1 The Plaintiff does not specify within his First Amended Complaint whether Defendants Lee, Thorn, Taylor, Patton, and Williams are sued in their individual capacity, official capacity or both. For the purpose of this motion, the Court will construe Plaintiff’s First Amended Complaint to be filed against Defendants Lee, Thorn, Taylor, Patton, and Williams in both their individual and official capacity. Springfield Police Chief responsible for training, supervision, and policy enforcement. Defendant City of Springfield, Missouri is a municipal corporation. Plaintiff alleges that on February 26, 2022, patron Daniel Lusk became aggressive and charged Plaintiff. Plaintiff asserts he struck Mr. Lusk in lawful self-defense. Plaintiff further states

that a companion of Mr. Lusk attempted to attack Plaintiff with a cue ball; however, staff intervened. Plaintiff alleges that SPD officers arrived but did not investigate, instead punching kneeing and tasing Plaintiff. Plaintiff states he was restrained and arrested despite posing no threat and committing no crime. Plaintiff then alleges that SPD officers fabricated reports claiming Plaintiff assaulted Mr. Lusk without justification. Plaintiff states Defendant Patton rewrote the probable cause affidavit, added false statements, sore to unverified facts, and failed to review body camera footage. Plaintiff alleges that Defendant Patton contacted licensing authorities, leading to suspension of Plaintiff’s liquor license. Plaintiff states that the criminal charges were ultimately dismissed for lack of probable cause and that he suffered physical injury, emotional distress, reputational and financial harm due to the actions of Defendants.

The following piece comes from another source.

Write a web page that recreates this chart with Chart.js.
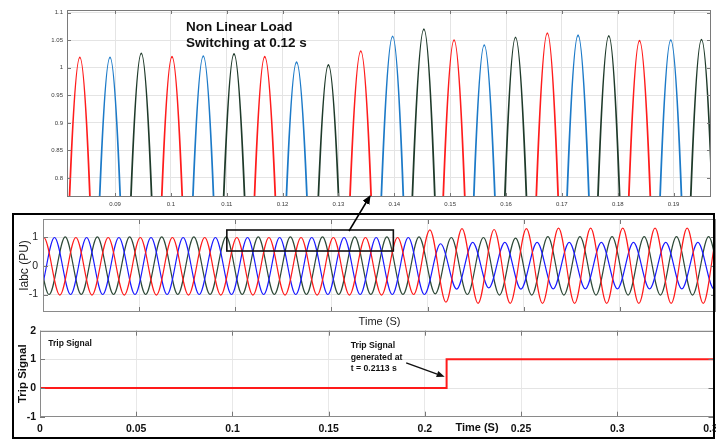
<!DOCTYPE html>
<html>
<head>
<meta charset="utf-8">
<title>Phase currents and trip signal</title>
<script src="https://cdn.jsdelivr.net/npm/chart.js@4.4.0/dist/chart.umd.min.js"></script>
<style>
  html, body { margin: 0; padding: 0; background: #fff; }
  body { position: relative; width: 716px; height: 439px; overflow: hidden; }
  canvas { position: absolute; left: 0; }
  #zoomChart { top: 0; }
  #currentChart { top: 214px; }
  #tripChart { top: 322px; }
  #frame { position: absolute; left: 12px; top: 213px; width: 703px; height: 226px; border: 2px solid #000; box-sizing: border-box; pointer-events: none; }
  #overlay { position: absolute; left: 0; top: 0; pointer-events: none; }
</style>
</head>
<body>
<canvas id="zoomChart" width="716" height="212"></canvas>
<canvas id="currentChart" width="716" height="116"></canvas>
<canvas id="tripChart" width="716" height="117"></canvas>
<div id="frame"></div>
<svg id="overlay" width="716" height="439">
  <defs>
    <marker id="head" markerWidth="9" markerHeight="8" refX="8" refY="4" orient="auto" markerUnits="userSpaceOnUse">
      <path d="M0,0 L9,4 L0,8 z" fill="#000"/>
    </marker>
  </defs>
  <line x1="349" y1="231" x2="370" y2="196" stroke="#000" stroke-width="1.5" marker-end="url(#head)"/>
</svg>
<script>
const FONT = "'Liberation Sans', Arial, Helvetica, sans-serif";
Chart.defaults.font.family = FONT;
Chart.defaults.color = '#222';

// top window: peaks of the three phases, peak / trough times (s) and values (pu)
const zoomTimeA = [0.0670, 0.0753, 0.0837, 0.0919, 0.1002, 0.1085, 0.1168, 0.1254, 0.1340, 0.1423, 0.1507, 0.1590, 0.1674, 0.1756, 0.1839, 0.1923, 0.2006];
const zoomPuA   = [1.020, -1.02, 1.019, -1.02, 1.020, -1.02, 1.020, -1.02, 1.030, -1.05, 1.050, -1.05, 1.063, -1.05, 1.049, -1.05, 1.050];
const zoomTimeB = [0.0724, 0.0807, 0.0891, 0.0974, 0.1058, 0.1141, 0.1225, 0.1311, 0.1397, 0.1479, 0.1561, 0.1645, 0.1729, 0.1812, 0.1895, 0.1978, 0.2062];
const zoomPuB   = [1.020, -1.02, 1.019, -1.02, 1.021, -1.02, 1.010, -1.02, 1.057, -1.05, 1.041, -1.05, 1.059, -1.05, 1.050, -1.05, 1.050];
const zoomTimeC = [0.0781, 0.0864, 0.0947, 0.1030, 0.1113, 0.1198, 0.1282, 0.1367, 0.1453, 0.1535, 0.1617, 0.1701, 0.1784, 0.1867, 0.1950, 0.2033, 0.2116];
const zoomPuC   = [1.025, -1.02, 1.026, -1.02, 1.025, -1.02, 1.005, -1.02, 1.070, -1.05, 1.055, -1.05, 1.058, -1.05, 1.051, -1.05, 1.050];
const zoomTicksX = [0.09, 0.10, 0.11, 0.12, 0.13, 0.14, 0.15, 0.16, 0.17, 0.18, 0.19];
const zoomTicksY = [0.8, 0.85, 0.9, 0.95, 1, 1.05, 1.1];

// phase currents: one entry per cycle, keyed on the phase A peak time
const PERIOD = 0.01673;
const cycleStart = [-0.0163, 0.0004, 0.0171, 0.0339, 0.0506, 0.0673, 0.0841, 0.1008, 0.1175, 0.1342, 0.1510, 0.1677,
                    0.1844, 0.2012, 0.2179, 0.2346, 0.2514, 0.2681, 0.2848, 0.3015, 0.3183, 0.3350, 0.3517];
const iaPeak   = [1, 1, 1, 1, 1, 1, 1, 1, 1, 1, 1, 1, 1, 1.27, 1.31, 1.28, 1.31, 1.33, 1.33, 1.33, 1.33, 1.33, 1.33];
const iaTrough = [-1.02, -1.02, -1.02, -1.02, -1.02, -1.02, -1.02, -1.02, -1.02, -1.02, -1.02, -1.02, -1.0, -1.27,
                  -1.31, -1.31, -1.31, -1.31, -1.31, -1.31, -1.31, -1.31, -1.31];
const ibPeak   = [1, 1, 1, 1, 1, 1, 1, 1, 1, 1, 1, 1, 1, 0.78, 0.83, 0.83, 0.83, 0.83, 0.83, 0.83, 0.83, 0.83, 0.83];
const ibTrough = [-1, -1, -1, -1, -1, -1, -1, -1, -1, -1, -1, -1, -1, -0.81, -0.77, -0.81, -0.8, -0.8, -0.8, -0.8, -0.8, -0.8, -0.8];
const icPeak   = [1.02, 1.02, 1.02, 1.02, 1.02, 1.02, 1.02, 1.02, 1.02, 1.02, 1.02, 1.02, 1.02, 1.0, 1.0, 0.98,
                  1.03, 1.03, 1.03, 1.03, 1.03, 1.03, 1.03];
const icTrough = [-1, -1, -1, -1, -1, -1, -1, -1, -1, -1, -1, -1, -1, -0.98, -1.0, -1.02, -1.02, -1.02, -1.02, -1.02, -1.02, -1.02, -1.02];
const currentTicksX = [0, 0.05, 0.1, 0.15, 0.2, 0.25, 0.3, 0.35];
const currentTicksY = [-1, 0, 1];

// trip signal
const tripTime  = [0, 0.2113, 0.35];
const tripState = [0, 1, 1];
const tripTicksX = [0, 0.05, 0.1, 0.15, 0.2, 0.25, 0.3, 0.35];
const tripTicksY = [-1, 0, 1, 2];

const xy = (xs, ys) => xs.map((x, i) => ({ x, y: ys[i] }));

// peaks and troughs of one phase, shifted from the phase A peak times
function phase(peaks, troughs, peakShift, troughShift) {
  const pts = [];
  cycleStart.forEach((c, i) => {
    pts.push({ x: c + peakShift, y: peaks[i] });
    pts.push({ x: c + troughShift, y: troughs[i] });
  });
  return pts.sort((p, q) => p.x - q.x);
}

const fmt = v => String(+Number(v).toFixed(3));
const fixedTicks = list => scale => { scale.ticks = list.map(value => ({ value })); };
const fixSize = size => scale => {
  if (scale.isHorizontal()) scale.height = size; else scale.width = size;
  scale.paddingLeft = scale.paddingRight = scale.paddingTop = scale.paddingBottom = 0;
};

// matlab-like axes box with inward ticks
const axesBox = {
  id: 'axesBox',
  afterDatasetsDraw(chart, args, o) {
    const { ctx, chartArea: a, scales: { x, y } } = chart;
    ctx.save();
    ctx.lineWidth = 1;
    ctx.strokeStyle = o.tickColor;
    ctx.beginPath();
    x.ticks.forEach(t => {
      const px = Math.round(x.getPixelForValue(t.value)) + 0.5;
      ctx.moveTo(px, a.top); ctx.lineTo(px, a.top + o.tick);
      ctx.moveTo(px, a.bottom); ctx.lineTo(px, a.bottom - o.tick);
    });
    y.ticks.forEach(t => {
      const py = Math.round(y.getPixelForValue(t.value)) + 0.5;
      ctx.moveTo(a.left, py); ctx.lineTo(a.left + o.tick, py);
      ctx.moveTo(a.right, py); ctx.lineTo(a.right - o.tick, py);
    });
    ctx.stroke();
    ctx.strokeStyle = o.boxColor;
    ctx.strokeRect(Math.round(a.left) + 0.5, Math.round(a.top) + 0.5, Math.round(a.width) - 1, Math.round(a.height) - 1);
    ctx.restore();
  }
};

// free text, boxes and arrows
const notes = {
  id: 'notes',
  afterDraw(chart, args, o) {
    const { ctx, scales: { x, y } } = chart;
    ctx.save();
    (o.texts || []).forEach(t => {
      ctx.font = t.font;
      ctx.fillStyle = t.color || '#111';
      ctx.textAlign = t.align || 'left';
      ctx.textBaseline = t.baseline || 'middle';
      ctx.fillText(t.text, t.x, t.y);
    });
    (o.boxes || []).forEach(b => {
      const x0 = x.getPixelForValue(b.x0), x1 = x.getPixelForValue(b.x1);
      const y0 = y.getPixelForValue(b.y0), y1 = y.getPixelForValue(b.y1);
      ctx.lineWidth = 1.6;
      ctx.strokeStyle = '#111';
      ctx.strokeRect(x0, y1, x1 - x0, y0 - y1);
    });
    (o.arrows || []).forEach(ar => {
      const x0 = x.getPixelForValue(ar.from[0]), y0 = y.getPixelForValue(ar.from[1]);
      const x1 = x.getPixelForValue(ar.to[0]), y1 = y.getPixelForValue(ar.to[1]);
      const ang = Math.atan2(y1 - y0, x1 - x0), L = 8, W = 3.2;
      const bx = x1 - L * Math.cos(ang), by = y1 - L * Math.sin(ang);
      ctx.strokeStyle = ctx.fillStyle = '#111';
      ctx.lineWidth = 1.4;
      ctx.beginPath(); ctx.moveTo(x0, y0); ctx.lineTo(bx, by); ctx.stroke();
      ctx.beginPath();
      ctx.moveTo(x1, y1);
      ctx.lineTo(bx + W * Math.sin(ang), by - W * Math.cos(ang));
      ctx.lineTo(bx - W * Math.sin(ang), by + W * Math.cos(ang));
      ctx.closePath(); ctx.fill();
    });
    ctx.restore();
  }
};

const wave = (data, color, width) => ({
  data, borderColor: color, borderWidth: width, pointRadius: 0,
  cubicInterpolationMode: 'monotone', clip: 0, fill: false
});

const baseOptions = {
  responsive: false, animation: false, devicePixelRatio: 1,
  events: []
};

// top: zoomed peaks
new Chart(document.getElementById('zoomChart'), {
  type: 'line',
  data: {
    datasets: [
      wave(xy(zoomTimeA, zoomPuA), 'rgb(255,28,28)', 1.8),
      wave(xy(zoomTimeB, zoomPuB), 'rgb(28,122,200)', 1.8),
      wave(xy(zoomTimeC, zoomPuC), 'rgb(30,58,42)', 1.8)
    ]
  },
  plugins: [axesBox, notes],
  options: {
    ...baseOptions,
    layout: { padding: { left: 0, top: 10, right: 5, bottom: 0 } },
    plugins: {
      legend: { display: false }, tooltip: { enabled: false },
      axesBox: { tickColor: '#777', boxColor: '#7a7a7a', tick: 4 },
      notes: {
        texts: [
          { text: 'Non Linear Load', x: 186, y: 30.7, baseline: 'alphabetic', font: 'bold 13.5px ' + FONT },
          { text: 'Switching at 0.12 s', x: 186, y: 47.3, baseline: 'alphabetic', font: 'bold 13.5px ' + FONT }
        ]
      }
    },
    scales: {
      x: {
        type: 'linear', min: 0.0814, max: 0.1967,
        afterBuildTicks: fixedTicks(zoomTicksX), afterFit: fixSize(15),
        grid: { color: '#e4e4e4', drawTicks: false }, border: { display: false },
        ticks: { font: { size: 6 }, color: '#3a3a3a', padding: 3.5, callback: fmt, maxRotation: 0, autoSkip: false }
      },
      y: {
        type: 'linear', min: 0.7655, max: 1.1048,
        afterBuildTicks: fixedTicks(zoomTicksY), afterFit: fixSize(67),
        grid: { color: '#e4e4e4', drawTicks: false }, border: { display: false },
        ticks: { font: { size: 6 }, color: '#3a3a3a', padding: 4, callback: fmt, autoSkip: false }
      }
    }
  }
});

// middle: three phase currents
new Chart(document.getElementById('currentChart'), {
  type: 'line',
  data: {
    datasets: [
      wave(phase(iaPeak, iaTrough, 0, PERIOD / 2), '#ff1a1a', 1.2),
      wave(phase(ibPeak, ibTrough, PERIOD / 3, PERIOD * 5 / 6), '#1a1aff', 1.2),
      wave(phase(icPeak, icTrough, PERIOD * 2 / 3, PERIOD / 6), '#2e4a38', 1.2)
    ]
  },
  plugins: [axesBox, notes],
  options: {
    ...baseOptions,
    layout: { padding: { left: 0, top: 5, right: 0, bottom: 0 } },
    plugins: {
      legend: { display: false }, tooltip: { enabled: false },
      axesBox: { tickColor: '#777', boxColor: '#8a8a8a', tick: 5 },
      notes: { boxes: [{ x0: 0.0956, x1: 0.1822, y0: 0.526, y1: 1.263 }] }
    },
    scales: {
      x: {
        type: 'linear', min: 0, max: 0.35,
        afterBuildTicks: fixedTicks(currentTicksX), afterFit: fixSize(18),
        grid: { color: '#e8e8e8', drawTicks: false }, border: { display: false },
        ticks: { display: false },
        title: { display: true, text: 'Time (S)', font: { size: 11 }, color: '#222', padding: { top: 0, bottom: 1.4 } }
      },
      y: {
        type: 'linear', min: -1.614, max: 1.649,
        afterBuildTicks: fixedTicks(currentTicksY), afterFit: fixSize(43),
        grid: { color: '#e4e4e4', drawTicks: false }, border: { display: false },
        ticks: { font: { size: 10.5 }, color: '#222', padding: 5, callback: fmt },
        title: { display: true, text: 'Iabc (PU)', font: { size: 12 }, color: '#222', padding: { top: 17.8, bottom: 0 } }
      }
    }
  }
});

// bottom: trip signal
new Chart(document.getElementById('tripChart'), {
  type: 'line',
  data: {
    datasets: [{
      data: xy(tripTime, tripState), borderColor: '#ff1a1a', borderWidth: 2,
      pointRadius: 0, stepped: 'before', clip: 2, fill: false
    }]
  },
  plugins: [axesBox, notes],
  options: {
    ...baseOptions,
    layout: { padding: { left: 0, top: 8.7, right: 2.5, bottom: 0 } },
    plugins: {
      legend: { display: false }, tooltip: { enabled: false },
      axesBox: { tickColor: '#777', boxColor: '#8a8a8a', tick: 5 },
      notes: {
        texts: [
          { text: 'Trip Signal', x: 48.3, y: 22, font: 'bold 8.5px ' + FONT },
          { text: 'Trip Signal', x: 350.7, y: 23.7, font: 'bold 8.7px ' + FONT },
          { text: 'generated at', x: 350.7, y: 35.3, font: 'bold 8.7px ' + FONT },
          { text: 't = 0.2113 s', x: 350.7, y: 46.3, font: 'bold 8.7px ' + FONT },
          { text: 'Time (S)', x: 477, y: 106, align: 'center', font: 'bold 11px ' + FONT }
        ],
        arrows: [{ from: [0.1903, 0.88], to: [0.2103, 0.39] }]
      }
    },
    scales: {
      x: {
        type: 'linear', min: 0, max: 0.35,
        afterBuildTicks: fixedTicks(tripTicksX), afterFit: fixSize(22.3),
        grid: { color: '#e8e8e8', drawTicks: false }, border: { display: false },
        ticks: { font: { size: 10.5, weight: 'bold' }, color: '#111', padding: 5.8, callback: fmt, maxRotation: 0, autoSkip: false }
      },
      y: {
        type: 'linear', min: -1, max: 2,
        afterBuildTicks: fixedTicks(tripTicksY), afterFit: fixSize(40),
        grid: { color: '#e4e4e4', drawTicks: false }, border: { display: false },
        ticks: { font: { size: 10.5, weight: 'bold' }, color: '#111', padding: 4, callback: fmt },
        title: { display: true, text: 'Trip Signal', font: { size: 11.5, weight: 'bold' }, color: '#111', padding: { top: 15.6, bottom: 0 } }
      }
    }
  }
});
</script>
</body>
</html>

Plaintiff’s First Amended Complaint (“Complaint”) alleges nine counts: Count I - Excessive Force against all Defendants; Count II - False Arrest / Unlawful Seizure against all Defendants; Count III - Malicious Prosecution against Defendant Patton; Count IV - Fourteenth Amendment Due Process Violations against Defendant Patton; Count V - Monell Liability against Defendant City of Springfield; Count VI - Assault and Battery against all Defendants; Count VII - False Imprisonment against all Defendants; Count VIII - Malicious Prosecution under Missouri law against all Defendants; and Count IX - Intentional Infliction of Emotional Distress against all Defendants. Defendants bring their current motion arguing that Plaintiff has not alleged sufficient facts to support claims of excessive force, false arrest or unlawful seizure, malicious prosecution, violation of due process, violation of constitutional rights, assault and battery, false imprisonment, intentional infliction of emotional distress, or any other tort. Defendants further argue Plaintiff has

failed to allege that Defendants are not entitled to sovereign or official immunity or the protections of the public duty doctrine. Lastly, Defendants argue that Plaintiff has not alleged sufficient facts to support a failure to train or failure to supervise theory of liability. STANDARD A complaint must contain factual allegations that, when accepted as true, are sufficient to state a claim of relief that is plausible on its face. Zutz v. Nelson, 601 F.3d 842, 848 (8th Cir. 2010) (citing Ashcroft v. Iqbal, 556 U.S. 662, 678 (2009)). The Court “must accept the allegations contained in the complaint as true and draw all reasonable inferences in favor of the nonmoving party.” Coons v. Mineta, 410 F.3d 1036, 1039 (8th Cir. 2005) (internal citations omitted). The complaint’s factual allegations must be sufficient to “raise a right to relief above the speculative

level,” and the motion to dismiss must be granted if the complaint does not contain “enough facts to state a claim to relief that is plausible on its face.” Bell Atl. Corp v. Twombly, 550 U.S. 544, 545 (2007). Further, “the tenet that a court must accept as true all of the allegations contained in a complaint is inapplicable to legal conclusions. Threadbare recitals of the elements of a cause of action, supported by mere conclusory statements, do not suffice.” Ashcroft, 556 U.S. at 678 (citing Twombly, 550 U.S. at 555). ANALYSIS I. Sovereign Immunity The Defendants argue that sovereign immunity bars Plaintiff’s Counts VI, VII, VIII and IX against Defendant City of Springfield and the Defendants sued in their official capacities. The Defendants assert that it is the Plaintiff’s burden to establish that sovereign immunity has been waived. The Defendants argue that the Plaintiff has not pled any facts showing a waiver of

sovereign immunity. Thus, the Defendants argue that sovereign immunity bars Plaintiff’s tort claims against the City of Springfield and Defendants sued in their official capacities under state law. The Plaintiff argues the existence of any waiver––including through insurance or statutory exceptions––presents factual issues that cannot be resolved on the pleadings alone. The Plaintiff further argues that his claims include intentional torts and constitutional violations that are not categorically barred in the manner Defendants suggest. Sovereign immunity precludes suit against the government without its consent, and “in the absence of an express statutory exception to sovereign immunity, or a recognized common law exception such as the propriety function and consent exceptions, sovereign immunity is the rule and applies to all suits against public entities.” Church v. Missouri, 913 F.3d 736, 743 (8th Cir.

2019) (quoting Metro. St. Louis Sewer Dist. v. City of Bellefontaine Neighbors, 476 S.W.3d 913, 914 (Mo. banc 2016)). A party pleading an exception to sovereign immunity must prove “the existence of an insurance policy and that the terms of the policy cover the plaintiff's claims.” Jiang v. Porter, 156 F. Supp. 3d 996, 1007 (E.D. Mo. 2015) (citing Topps v. City of Country Club Hills, 272 S.W.3d 409, 415 (Mo. Ct. App.